Andrew Bascand, managing director of Harbour Asset Management - which owns 16.4 per cent of Pacific Edge - estimates that "at the current run rate the CMS approval is worth about $10m in revenues" to the firm.
Pacific Edge said it will now also seek reimbursement for tests that have already been done and invoiced for CMS patients.
Those invoices are worth about US$16.6m, but final reimbursement is typically subject to negotiation.
'Transformational milestone'
Chief executive David Darling described the confirmation as a "transformational milestone" for the company, following a number of years of hard work from its New Zealand and US teams.
"This long-awaited outcome results from the generation of substantial clinical evidence, publication of numerous clinical papers demonstrating the compelling clinical utility and outperformance of Cxbladder and growing commercial use of our tests by urologists in the USA and other markets."
Darling said the coverage decision is also expected to support demand and positive reimbursement decisions from other healthcare organisations and payers as well.
"It signals a new phase in Pacific Edge's commercial journey and we will be pushing hard on the back of this announcement to gain adoption of Cxbladder by other large-scale healthcare organisations."
The product was also approved for commercial use by Kaiser Permanente last month, the single largest validation customer in the US market.
A snowball effect
Harbour's Bascand said that agreement could well "act as a snowball" for other private companies adopting the Cxbladder diagnostic as their standard of care.
The company had confirmed it was targeting healthcare organisations, including Johns Hopkins Medicine.

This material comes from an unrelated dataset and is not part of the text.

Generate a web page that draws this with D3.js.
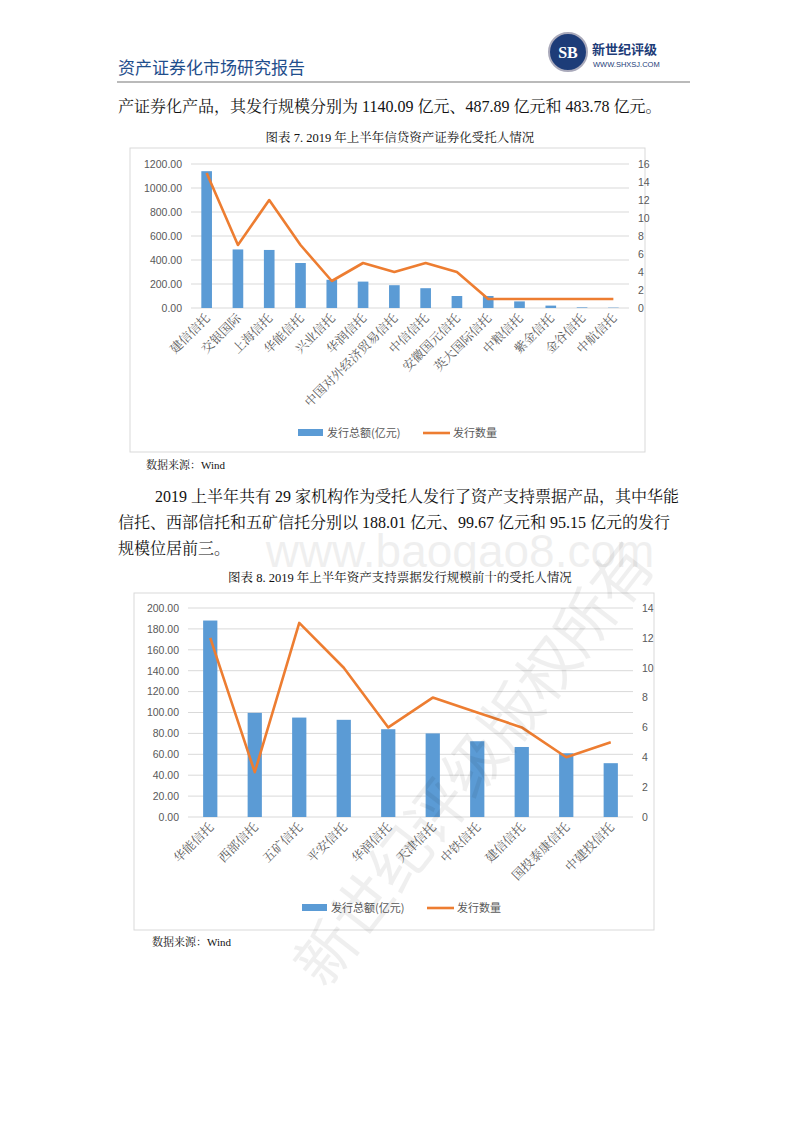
<!DOCTYPE html>
<html><head><meta charset="utf-8">
<script src="https://cdn.jsdelivr.net/npm/d3@7"></script>
<style>body{margin:0;background:#fff}svg{display:block}</style></head>
<body><svg id="s" width="800" height="1132"></svg>
<script>
const cats1=["建信信托","交银国际","上海信托","华能信托","兴业信托","华润信托","中国对外经济贸易信托","中信信托","安徽国元信托","英大国际信托","中粮信托","紫金信托","金谷信托","中航信托"];
const amt1=[1140.09,487.89,483.78,375,235,220,190,165,100,100,55,20,5,3];
const cnt1=[15,7,12,7,3,5,4,5,4,1,1,1,1,1];
const ticksL1=[0,200,400,600,800,1000,1200];
const ticksR1=[0,2,4,6,8,10,12,14,16];
const cats2=["华能信托","西部信托","五矿信托","平安信托","华润信托","天津信托","中铁信托","建信信托","国投泰康信托","中建投信托"];
const amt2=[188.01,99.67,95.15,93,84,80,72.5,67,61,51.5];
const cnt2=[12,3,13,10,6,8,7,6,4,5];
const ticksL2=[0,20,40,60,80,100,120,140,160,180,200];
const ticksR2=[0,2,4,6,8,10,12,14];

const svg=d3.select("#s");
const serif="'Liberation Serif','Noto Serif CJK SC','Noto Sans CJK SC',serif";
const sans="'Noto Sans CJK SC','Noto Sans',sans-serif";
svg.append("text").attr("x",460).attr("y",567).attr("text-anchor","middle").attr("font-family","'Liberation Sans',sans-serif").attr("font-size",46).attr("fill","#000").attr("opacity",0.06).text("www.baogao8.com");
svg.append("text").attr("x",118).attr("y",74).attr("font-family",sans).attr("font-size",17).attr("fill","#1f4e8c").text("资产证券化市场研究报告");
svg.append("line").attr("x1",117).attr("x2",690).attr("y1",82).attr("y2",82).attr("stroke","#777").attr("stroke-width",1.2);
svg.append("circle").attr("cx",568).attr("cy",52).attr("r",19).attr("fill","#1d3c78").attr("stroke","#aab").attr("stroke-width",2);
svg.append("text").attr("x",568).attr("y",58).attr("text-anchor","middle").attr("font-family",serif).attr("font-size",16).attr("font-weight","bold").attr("fill","#fff").text("SB");
svg.append("text").attr("x",592).attr("y",54).attr("font-family",sans).attr("font-size",13).attr("font-weight","bold").attr("fill","#1d3c78").text("新世纪评级");
svg.append("text").attr("x",593).attr("y",67).attr("font-family","Liberation Sans,sans-serif").attr("font-size",7.5).attr("fill","#1d3c78").text("WWW.SHXSJ.COM");
const T=(x,y,s,t,anchor,ff)=>svg.append("text").attr("x",x).attr("y",y).attr("font-family",ff||serif).attr("font-size",s).attr("text-anchor",anchor||"start").attr("fill","#111").text(t);
T(118,112,16,"产证券化产品，其发行规模分别为 1140.09 亿元、487.89 亿元和 483.78 亿元。");
T(400,142,12.5,"图表 7.   2019 年上半年信贷资产证券化受托人情况","middle");
T(146,469,11,"数据来源：Wind");
T(155,502,16,"2019 上半年共有 29 家机构作为受托人发行了资产支持票据产品，其中华能");
T(118,528,16,"信托、西部信托和五矿信托分别以 188.01 亿元、99.67 亿元和 95.15 亿元的发行");
T(118,554,16,"规模位居前三。");
T(400,582,12.5,"图表 8.   2019 年上半年资产支持票据发行规模前十的受托人情况","middle");
T(152,946,11,"数据来源：Wind");

function chart(o){
  const g=svg.append("g");
  g.append("rect").attr("x",o.fx).attr("y",o.fy).attr("width",o.fw).attr("height",o.fh).attr("fill","#fff").attr("stroke","#d9d9d9");
  const x=d3.scaleBand().domain(o.cats).range([o.x0,o.x1]).paddingInner(o.pi).paddingOuter(o.po);
  const yL=d3.scaleLinear().domain([0,o.ticksL[o.ticksL.length-1]]).range([o.y0,o.y1]);
  const yR=d3.scaleLinear().domain([0,o.ticksR[o.ticksR.length-1]]).range([o.y0,o.y1]);
  g.selectAll(".g").data(o.ticksL).join("line").attr("x1",o.x0).attr("x2",o.x1).attr("y1",d=>yL(d)).attr("y2",d=>yL(d)).attr("stroke","#d9d9d9");
  const al=g.append("g").attr("transform",`translate(${o.x0-6},0)`).call(d3.axisLeft(yL).tickValues(o.ticksL).tickFormat(d3.format(".2f")).tickSize(0));
  al.select(".domain").remove();
  al.selectAll("text").attr("font-family","'Liberation Sans',sans-serif").attr("font-size",10.5).attr("fill","#595959");
  const ar=g.append("g").attr("transform",`translate(${o.x1+6},0)`).call(d3.axisRight(yR).tickValues(o.ticksR).tickSize(0));
  ar.select(".domain").remove();
  ar.selectAll("text").attr("font-family","'Liberation Sans',sans-serif").attr("font-size",10.5).attr("fill","#595959");
  g.selectAll(".b").data(o.amt).join("rect").attr("x",(d,i)=>x(o.cats[i])).attr("width",x.bandwidth()).attr("y",d=>yL(d)).attr("height",d=>o.y0-yL(d)).attr("fill","#5b9bd5");
  g.append("path").datum(o.cnt).attr("fill","none").attr("stroke","#ed7d31").attr("stroke-width",2.6).attr("stroke-linejoin","round")
    .attr("d",d3.line().x((d,i)=>x(o.cats[i])+x.bandwidth()/2).y(d=>yR(d)));
  g.selectAll(".c").data(o.cats).join("text").attr("font-family",serif).attr("font-size",12.5).attr("fill","#595959").attr("text-anchor","end")
    .attr("transform",d=>`translate(${x(d)+x.bandwidth()/2+4},${o.y0+11}) rotate(-45)`).text(d=>d);
  const lg=g.append("g").attr("transform",`translate(${o.lx},${o.ly})`);
  lg.append("rect").attr("x",0).attr("y",-4).attr("width",25).attr("height",7).attr("fill","#5b9bd5");
  lg.append("text").attr("x",29).attr("y",4).attr("font-family",sans).attr("font-size",11).attr("fill","#595959").text("发行总额(亿元)");
  lg.append("line").attr("x1",125).attr("x2",152).attr("y1",0).attr("y2",0).attr("stroke","#ed7d31").attr("stroke-width",2.6);
  lg.append("text").attr("x",155).attr("y",4).attr("font-family",sans).attr("font-size",11).attr("fill","#595959").text("发行数量");
}
chart({cats:cats1,amt:amt1,cnt:cnt1,ticksL:ticksL1,ticksR:ticksR1,pi:0.66,po:0.33,fx:130,fy:148,fw:515,fh:304,x0:191,x1:629,y0:308,y1:164,lx:298,ly:433});
chart({cats:cats2,amt:amt2,cnt:cnt2,ticksL:ticksL2,ticksR:ticksR2,pi:0.68,po:0.34,fx:134,fy:593,fw:520,fh:337,x0:188,x1:633,y0:817,y1:608,lx:302,ly:908});
svg.append("text").attr("transform","translate(325,990) rotate(-52)").attr("font-family",sans).attr("font-size",60).attr("fill","#000").attr("opacity",0.06).text("新世纪评级版权所有");
</script>
</body></html>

In NZ, Cxbladder is used by the majority of healthcare providers and district health boards, where it is used to evaluate haematuria, the presence of blood in urine, and monitor for recurrence of bladder cancer.
Darling said while the NZ market is a "great example of what our tests can achieve in terms of better patient care," the company is largely using its local experience to forge a road into the lucrative US diagnostics market, which it estimates is worth US$1.2 billion a year for its Cxbladder products.
Move into Asia
To that end, last year it increased the number of US sales force to 16 to help drive growth and Darling said there are a "growing number of healthcare organisations and urologists now using Cxbladder."
The focus for South East Asia, meanwhile, is to complete user programmes in Singapore and turn these institutions into commercial customers, as well as progress discussions with potential strategic partners in the region, Darling said in last month's annual review.
Bascand is excited about the prospects.
"Anything in the medical sphere that requires approvals can take forever," he said. "But we will continue to look for solid bio-tech investments."